Posted August 21, 2006 - 09:58 AM

#11

DBFE:

I believe that the screws used to hold the float bowl on are "cross point" or JIS (Japanese Industrial Standard) and not phillips head. They look similar, but the JIS has a longer, sharper point. I did not have trouble removing the screws with a JIS screwdriver. For more information, or to order a JIS screwdriver, "google" on "JIS screwdriver."

For the burred screw, I've used a long nose vice grip, as mentioned, successfully. If you cut the screw off, you can also use the vice grips to grab the screw shaft and remove the screw.

Good luck. :thumbsup:

Cairn

  • kskyles

Posted August 21, 2006 - 10:53 AM

#12

i've used bolt/screw extractors with out any issues. i've also used the vice grip method. they both worked well.

  • texas_hippie

Posted August 21, 2006 - 04:15 PM

#13

Good point!
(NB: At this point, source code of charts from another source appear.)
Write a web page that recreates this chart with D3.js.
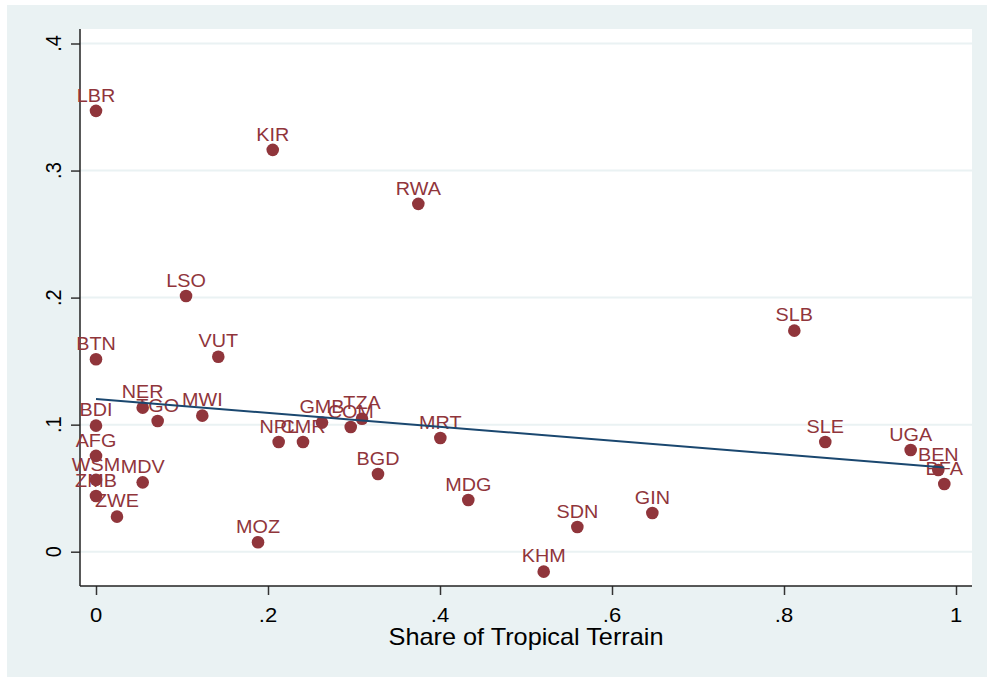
<!DOCTYPE html>
<html><head><meta charset="utf-8">
<script src="https://cdn.jsdelivr.net/npm/d3@7"></script>
<style>html,body{margin:0;padding:0;background:#fff;}svg{display:block;}</style>
</head><body>
<svg id="chart" width="987" height="677"></svg>
<script>
const countries = ["LBR","KIR","RWA","LSO","BTN","VUT","SLB","NER","TGO","MWI","BDI","GMB","COM","TZA","NPL","CMR","MRT","AFG","WSM","ZMB","MDV","ZWE","BGD","MDG","MOZ","SDN","GIN","KHM","SLE","UGA","BEN","BFA"];
const tropicalShare = [0,0.2055,0.3748,0.1047,0,0.1422,0.812,0.0543,0.0717,0.1236,0,0.2628,0.2962,0.3093,0.2124,0.2407,0.4004,0,0,0,0.0543,0.0244,0.3279,0.4329,0.1884,0.5597,0.6469,0.5206,0.848,0.9473,0.9794,0.9864];
const outcome = [0.347,0.3163,0.2738,0.2013,0.1515,0.1535,0.174,0.1134,0.1029,0.1071,0.0992,0.1016,0.0982,0.1047,0.0864,0.0864,0.0895,0.0754,0.0565,0.0439,0.0546,0.0276,0.0612,0.0407,0.0074,0.0194,0.0305,-0.0157,0.0864,0.0801,0.0643,0.0533];
const fitX = [0, 0.9864];
const fitY = [0.1202, 0.0662];
const xTicks = [0,0.2,0.4,0.6,0.8,1];
const xTickLabels = ["0",".2",".4",".6",".8","1"];
const yTicks = [0,0.1,0.2,0.3,0.4];
const yTickLabels = ["0",".1",".2",".3",".4"];
const xTitle = "Share of Tropical Terrain";

const svg = d3.select("#chart");
const font = "'Liberation Sans', Arial, Helvetica, sans-serif";
const maroon = "#90353b", navy = "#1a476f", bg = "#eaf2f3";
const plot = {l:80, r:972, t:29, b:586};
const x = d3.scaleLinear().domain([0,1]).range([96,956]);
const y = d3.scaleLinear().domain([0,0.4]).range([551.7,43.5]);
const sx = 1.1;

svg.append("rect").attr("x",7).attr("y",5).attr("width",980).attr("height",672).attr("fill",bg);
svg.append("rect").attr("x",plot.l).attr("y",plot.t).attr("width",plot.r-plot.l).attr("height",plot.b-plot.t).attr("fill","#fff");

// gridlines
svg.append("g").selectAll("line").data(yTicks).join("line")
  .attr("x1",plot.l).attr("x2",plot.r).attr("y1",d=>y(d)).attr("y2",d=>y(d))
  .attr("stroke",bg).attr("stroke-width",2);

// axes
const yAxis = d3.axisLeft(y).tickValues(yTicks).tickSize(9).tickFormat("");
const gy = svg.append("g").attr("transform",`translate(${plot.l},0)`).call(yAxis);
gy.select(".domain").remove();
gy.selectAll(".tick line").attr("stroke","#333").attr("stroke-width",1.5);
const xAxis = d3.axisBottom(x).tickValues(xTicks).tickSize(9).tickFormat("");
const gx = svg.append("g").attr("transform",`translate(0,${plot.b})`).call(xAxis);
gx.select(".domain").remove();
gx.selectAll(".tick line").attr("stroke","#333").attr("stroke-width",1.5);
svg.append("line").attr("x1",plot.l).attr("x2",plot.l).attr("y1",plot.t).attr("y2",plot.b).attr("stroke","#222").attr("stroke-width",1.5);
svg.append("line").attr("x1",plot.l).attr("x2",plot.r).attr("y1",plot.b).attr("y2",plot.b).attr("stroke","#222").attr("stroke-width",1.5);

// tick labels
svg.append("g").selectAll("text").data(yTicks).join("text")
  .attr("transform",(d)=>`translate(61,${y(d)}) scale(${sx},1) rotate(-90)`)
  .attr("text-anchor","middle").attr("font-family",font).attr("font-size",20).attr("fill","#000")
  .text((d,i)=>yTickLabels[i]);
svg.append("g").selectAll("text").data(xTicks).join("text")
  .attr("transform",(d)=>`translate(${x(d)},622.3) scale(${sx},1)`)
  .attr("text-anchor","middle").attr("font-family",font).attr("font-size",20).attr("fill","#000")
  .text((d,i)=>xTickLabels[i]);
svg.append("text").attr("transform",`translate(${(plot.l+plot.r)/2},644.5) scale(${sx},1)`)
  .attr("text-anchor","middle").attr("font-family",font).attr("font-size",23).attr("fill","#000").text(xTitle);

// data
const pts = countries.map((c,i)=>({c, xv:tropicalShare[i], yv:outcome[i]}));
svg.append("g").selectAll("circle").data(pts).join("circle")
  .attr("cx",d=>x(d.xv)).attr("cy",d=>y(d.yv)).attr("r",6.3).attr("fill",maroon);
svg.append("g").selectAll("text").data(pts).join("text")
  .attr("transform",d=>`translate(${x(d.xv)},${y(d.yv)-9.3}) scale(${sx},1)`)
  .attr("text-anchor","middle").attr("font-family",font).attr("font-size",18).attr("fill",maroon)
  .text(d=>d.c);

// fit line
const line = d3.line().x(d=>x(d[0])).y(d=>y(d[1]));
svg.append("path").datum(fitX.map((v,i)=>[v,fitY[i]])).attr("d",line)
  .attr("fill","none").attr("stroke",navy).attr("stroke-width",2);
</script>
</body></html>
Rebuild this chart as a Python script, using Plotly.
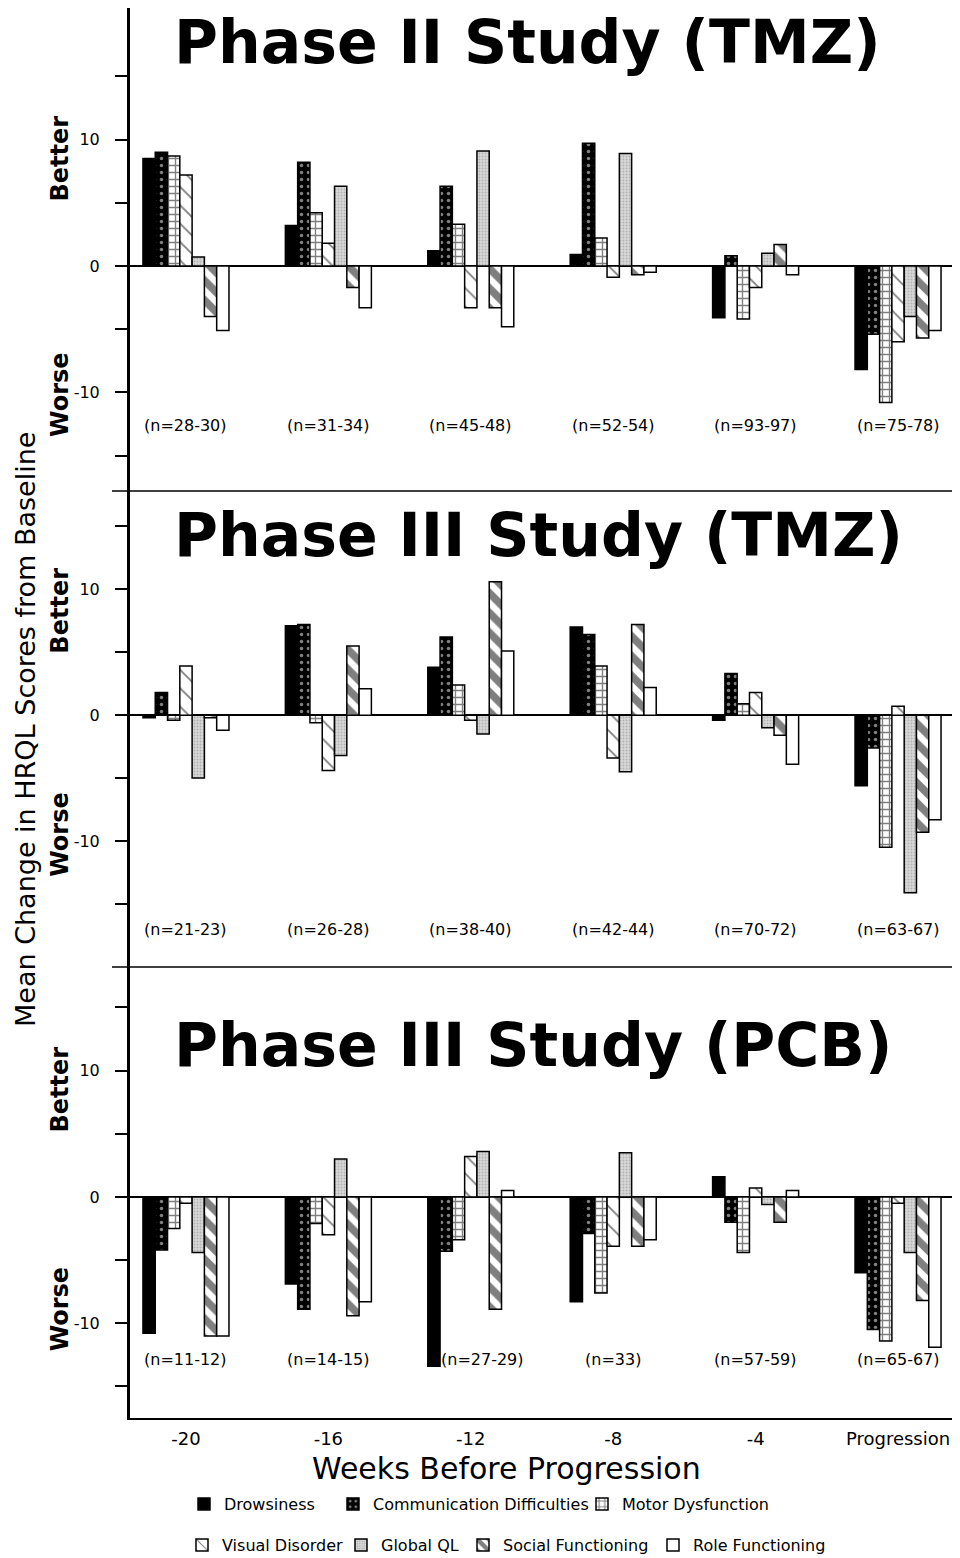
import plotly.graph_objects as go

# ---------------- data ----------------
weeks = ["-20", "-16", "-12", "-8", "-4", "Progression"]
series = ["Drowsiness", "Communication Difficulties", "Motor Dysfunction",
          "Visual Disorder", "Global QL", "Social Functioning", "Role Functioning"]

panel_titles = ["Phase II Study (TMZ)", "Phase III Study (TMZ)", "Phase III Study (PCB)"]

# Phase II (TMZ)
p2_drowsiness = [8.5, 3.2, 1.2, 0.9, -4.1, -8.2]
p2_communication = [9.0, 8.2, 6.3, 9.7, 0.8, -5.4]
p2_motor = [8.7, 4.2, 3.3, 2.2, -4.2, -10.8]
p2_visual = [7.2, 1.8, -3.3, -0.9, -1.7, -6.0]
p2_global = [0.7, 6.3, 9.1, 8.9, 1.0, -4.0]
p2_social = [-4.0, -1.7, -3.3, -0.7, 1.7, -5.7]
p2_role = [-5.1, -3.3, -4.8, -0.5, -0.7, -5.1]
p2_n = ["(n=28-30)", "(n=31-34)", "(n=45-48)", "(n=52-54)", "(n=93-97)", "(n=75-78)"]

# Phase III (TMZ)
p3t_drowsiness = [-0.2, 7.1, 3.8, 7.0, -0.4, -5.6]
p3t_communication = [1.8, 7.2, 6.2, 6.4, 3.3, -2.6]
p3t_motor = [-0.4, -0.6, 2.4, 3.9, 0.9, -10.5]
p3t_visual = [3.9, -4.4, -0.4, -3.4, 1.8, 0.7]
p3t_global = [-5.0, -3.2, -1.5, -4.5, -1.0, -14.1]
p3t_social = [-0.2, 5.5, 10.6, 7.2, -1.6, -9.3]
p3t_role = [-1.2, 2.1, 5.1, 2.2, -3.9, -8.3]
p3t_n = ["(n=21-23)", "(n=26-28)", "(n=38-40)", "(n=42-44)", "(n=70-72)", "(n=63-67)"]

# Phase III (PCB)
p3p_drowsiness = [-10.8, -6.9, -13.4, -8.3, 1.6, -6.0]
p3p_communication = [-4.2, -8.9, -4.3, -2.9, -2.0, -10.5]
p3p_motor = [-2.5, -2.1, -3.4, -7.6, -4.4, -11.4]
p3p_visual = [-0.5, -3.0, 3.2, -3.9, 0.7, -0.5]
p3p_global = [-4.4, 3.0, 3.6, 3.5, -0.6, -4.4]
p3p_social = [-11.0, -9.4, -8.9, -3.9, -2.0, -8.2]
p3p_role = [-11.0, -8.3, 0.5, -3.4, 0.5, -11.9]
p3p_n = ["(n=11-12)", "(n=14-15)", "(n=27-29)", "(n=33)", "(n=57-59)", "(n=65-67)"]

panels = [
    [p2_drowsiness, p2_communication, p2_motor, p2_visual, p2_global, p2_social, p2_role],
    [p3t_drowsiness, p3t_communication, p3t_motor, p3t_visual, p3t_global, p3t_social, p3t_role],
    [p3p_drowsiness, p3p_communication, p3p_motor, p3p_visual, p3p_global, p3p_social, p3p_role],
]
panel_n = [p2_n, p3t_n, p3p_n]

# ---------------- styles ----------------
styles = [
    dict(color="black", pattern=dict(shape="")),
    dict(color="black", pattern=dict(shape=".", fgcolor="white", bgcolor="black", size=7, solidity=0.2)),
    dict(color="white", pattern=dict(shape="+", fgcolor="black", bgcolor="white", size=7, solidity=0.35)),
    dict(color="white", pattern=dict(shape="\\", fgcolor="black", bgcolor="white", size=13, solidity=0.14)),
    dict(color="#cfcfcf", pattern=dict(shape=".", fgcolor="#8a8a8a", bgcolor="#d8d8d8", size=3, solidity=0.3)),
    dict(color="white", pattern=dict(shape="\\", fgcolor="black", bgcolor="white", size=14, solidity=0.55)),
    dict(color="white", pattern=dict(shape="")),
]

x_pos = list(range(len(weeks)))
FONT = "DejaVu Sans"

fig = go.Figure()
legend_names = ["legend", "legend2", "legend3", "legend4", "legend5", "legend6", "legend7"]
for p, vals in enumerate(panels):
    xa = "x" if p == 0 else f"x{p+1}"
    ya = "y" if p == 0 else f"y{p+1}"
    for s, name in enumerate(series):
        st = styles[s]
        fig.add_trace(go.Bar(
            x=x_pos, y=vals[s], name=name, xaxis=xa, yaxis=ya,
            offsetgroup=str(s), showlegend=(p == 0), legend=legend_names[s],
            marker=dict(color=st["color"], pattern=st["pattern"],
                        line=dict(color="black", width=1.5)),
        ))

# geometry in reference-picture pixels; the page body adds an 8 px offset
O = 8
REF_W, REF_H = 960, 1558
W, H = REF_W - O, REF_H - O
PL, PR, PT, PB = 130, 955, 8, 1418   # plot area in reference pixels
L, R, T, B = PL - O, (REF_W - PR), PT - O, (REF_H - PB)
PW, PH = PR - PL, PB - PT
def py(y):  # reference pixel y -> paper y
    return (PB - y) / PH
def px(x):
    return (x - PL) / PW

dom_top = [py(491), 1.0]
dom_mid = [py(967), py(491)]
dom_bot = [0.0, py(967)]
yranges = [[-17.8, 20.4], [-20.0, 17.8], [-17.5, 18.2]]
doms = [dom_top, dom_mid, dom_bot]

xr = [-0.393, 5.4]
tickv = [-15, -10, -5, 0, 5, 10, 15]
tickt = ["", "-10", "", "0", "", "10", ""]

layout = dict(
    width=W, height=H, margin=dict(l=L, r=R, t=T, b=B, autoexpand=False),
    paper_bgcolor="white", plot_bgcolor="white",
    barmode="group", bargap=0.396, bargroupgap=0,
    font=dict(family=FONT, color="black"),
)
for p in range(3):
    xk = "xaxis" if p == 0 else f"xaxis{p+1}"
    yk = "yaxis" if p == 0 else f"yaxis{p+1}"
    ya = "y" if p == 0 else f"y{p+1}"
    xa = "x" if p == 0 else f"x{p+1}"
    layout[xk] = dict(
        domain=[0, 1], anchor=ya, range=xr, showgrid=False, zeroline=False,
        tickvals=x_pos, ticktext=weeks, showticklabels=(p == 2),
        showline=(p == 2), linecolor="black", linewidth=2, ticks="",
        tickfont=dict(size=18, family=FONT), ticklabelstandoff=3,
        automargin=False,
    )
    if p < 2:
        layout[xk]["matches"] = "x3"
    layout[yk] = dict(
        domain=doms[p], anchor=xa, range=yranges[p], showgrid=False,
        zeroline=True, zerolinecolor="black", zerolinewidth=1.5,
        showline=True, linecolor="black", linewidth=3,
        tickvals=tickv, ticktext=tickt, ticks="outside", ticklen=12,
        tickwidth=1.5, tickcolor="black", automargin=False,
        tickfont=dict(size=16, family=FONT), ticklabelstandoff=12,
    )
fig.update_layout(**layout)

annotations = []
title_y = [17.7, 14.3, 12.0]
n_y = [-12.6, -17.0, -12.9]
better_y = [8.5, 8.3, 8.5]
worse_y = [-10.2, -9.5, -8.9]
for p in range(3):
    xa = "x" if p == 0 else f"x{p+1}"
    ya = "y" if p == 0 else f"y{p+1}"
    annotations.append(dict(
        text=panel_titles[p], xref="paper", yref=ya, x=px(172), y=title_y[p],
        xanchor="left", yanchor="middle", showarrow=False,
        font=dict(family=FONT, size=60, color="black", weight="bold"),
    ))
    for i, lab in enumerate(panel_n[p]):
        # the label that collides with a long bar is nudged right, as in the original
        shift = 12 if (p == 2 and i == 2) else 0
        annotations.append(dict(
            text=lab, xref=xa, yref=ya, x=x_pos[i], y=n_y[p], xshift=shift,
            xanchor="center", yanchor="middle",
            showarrow=False, font=dict(family=FONT, size=16, color="black"),
        ))
    for word, wy in (("Better", better_y[p]), ("Worse", worse_y[p])):
        annotations.append(dict(
            text=word, xref="paper", yref=ya, x=px(60), y=wy,
            xanchor="center", yanchor="middle", textangle=-90, showarrow=False,
            font=dict(family=FONT, size=24, color="black", weight="bold"),
        ))
annotations.append(dict(
    text="Mean Change in HRQL Scores from Baseline", xref="paper", yref="paper",
    x=px(25), y=py(730), xanchor="center", yanchor="middle",
    textangle=-90, showarrow=False,
    font=dict(family=FONT, size=27, color="black"),
))
annotations.append(dict(
    text="Weeks Before Progression", xref="paper", yref="paper",
    x=px(506), y=py(1468), xanchor="center", yanchor="middle", showarrow=False,
    font=dict(family=FONT, size=30, color="black"),
))
fig.update_layout(annotations=annotations)

# separator lines between panels
shapes = []
for yy in [491, 967]:
    shapes.append(dict(type="line", xref="paper", yref="paper",
                       x0=px(112), x1=1.0, y0=py(yy), y1=py(yy),
                       line=dict(color="black", width=1.5)))
fig.update_layout(shapes=shapes)

# one legend per item, placed like the reference
leg_pos = [(208, 1504), (357, 1504), (606, 1504),
           (206, 1545), (365, 1545), (487, 1545), (677, 1545)]
for k, (cx, cy) in enumerate(leg_pos):
    fig.update_layout(**{legend_names[k]: dict(
        x=px(cx - 24), y=py(cy), xanchor="left", yanchor="middle",
        orientation="h", bgcolor="rgba(0,0,0,0)", borderwidth=0,
        font=dict(family=FONT, size=16, color="black"),
        itemwidth=30,
    )})

fig.write_html("out.html")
I'd never heard of the JIS...gonna get me some! Just goes to show...you're never too old to learn something new, you just gotta be receptive! Thanks :thumbsup:

  • drtbk4ever

Posted August 21, 2006 - 05:15 PM

#14

DBFE:

I believe that the screws used to hold the float bowl on are "cross point" or JIS (Japanese Industrial Standard) and not phillips head. They look similar, but the JIS has a longer, sharper point. I did not have trouble removing the screws with a JIS screwdriver. For more information, or to order a JIS screwdriver, "google" on "JIS screwdriver."

For the burred screw, I've used a long nose vice grip, as mentioned, successfully. If you cut the screw off, you can also use the vice grips to grab the screw shaft and remove the screw.

Good luck. :thumbsup:

Cairn


Great info Cairn,

I guess you can teach an old dog new tricks. I used the hacksaw method to cut a slot in the screw head on the worst of the screws. Worked just fine.
However, I will see if I can find one of those Japanese Crosspoint screwdrivers to use on the remaining screws.

Now I gotta find allen bolts to replace them.

  • spritefiend

Posted August 21, 2006 - 05:40 PM

#15

^^^ i guess i shoulda mentioned that earlier lol..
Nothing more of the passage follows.